- Starring: Ella Raines
- Country of origin: United States
- Original language: English
- No. of seasons: 1
- No. of episodes: 39

Production
- Running time: 30 minutes

Original release
- Network: Syndication

= Janet Dean, Registered Nurse =

American medical drama TV series

Janet Dean, Registered Nurse is an American medical drama television series. It was released in February 1954, and it continued to be broadcast in reruns in the early 1960s. It was the first TV series in which the lead was a nurse. By October 1954, the show's title had been changed to The Ella Raines Show "following the lead of other packages that switched to the stars' names to help pull an audience for the package."

== Title character ==
Ella Raines left retirement to portray Dean, the only regular character on the series. Dean had varied assignments from week to week. Raines's portrayal "brought cool dignity to her character". Bill Dozier, a friend of Raines who became executive producer for the series, conceived the idea for the program. He and Raines decided to make Dean a member of the United States Air Force Nurse Corps Reserve, making her "subject to recall for temporary or extended service", thus providing opportunities for a variety of locations and situations. Raines "spent weeks at the source, gathering material, studying the life and the personnel" in order to prepare for portraying Dean.

== Episodes ==
Janet Dean differed from some medical TV shows by emphasizing interpersonal drama more than "obscure medical conditions". Dean believed that applied psychology could resolve many problems and often used personal counseling as much as she applied medical treatments. Hal Erickson wrote in his book, Syndicated Television: The First Forty Years, 1947-1987: "This group of stories about an R. N. who moved from job to job had its share of wounded hoodlums and gun-wielding dope fiends, but the best Janet Deans were emotional dramas concerning such subjects as child abuse, parental neglect mistreatment of the mentally disabled and the shutting out of the elderly — dramas usually dismissed by critics of the '50s as 'Women's Stories'."

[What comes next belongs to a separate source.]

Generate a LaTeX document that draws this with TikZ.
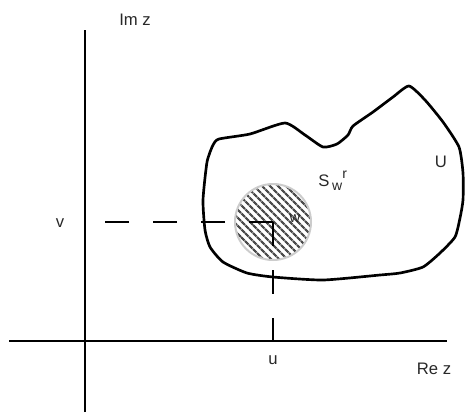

Raines concluded each broadcast with a brief appearance that promoted nursing as a profession.

== Production ==
Janet Dean was produced by Cornwall Productions, of which Raines was president. Joan Harrison was the producer, and William Dozier was the executive producer. The directors were Peter Godfrey, Robert Aldrich, Robert Boyle, and James Nielson. Laurance Rockefeller financed production of the program.

Thirty-nine episodes were filmed at Marion Parsonet Studios in Long Island City. Additional visual content came from stock film footage and from film borrowed from the United States Air Force. Motion Pictures for Television (MPTV) distributed the show in an effort to make the company a quasi-network by adding new syndicated TV series to its library of feature films. Before the first episode was broadcast, Emerson Drug Company had been signed as a sponsor, promoting Bromo-Seltzer, and 26 stations in major markets had committed to carrying the program. Guild Films acquired the Janet Dean series from MPTV in 1956.

Royal Dell Manufacturing Company produced Janet Dean doll and nursing kits under license from Cornwall Productions in 1954. A 14-inch doll with nursing equipment sold for $9.95, and an 18-inch doll similarly equipped sold for $13.95. Each one came in a box that resembled a TV set.

==Guest stars==
Actors who appeared on episodes of Janet Dean included Murray Matheson, Melville Cooper, Marcel Hillaire, Darren McGavin, Cloris Leachman, Hildy Parks, William Prince, Margaret Wycherly, Patty McCormack,Charles Nolte, Dorothy Peterson, Don Hanmer, Addison Richards, and Gerald O'Loughlin.

==Critical reception==
Raines was named Best Actress Appearing Regularly in a Non-Network Dramatic Film Series in The Billboard's Second Annual TV Film Awards.

Media critic John Crosby described the series as "hardly very medical". He noted that "some impressive endorsement" from the American Nurses Association and the National League of Nursing preceded the series's debut, but he felt that Dean's activities such as fending off insurance adjusters, confronting witnesses in cases, and averting an attempted murder detracted from a medical focus.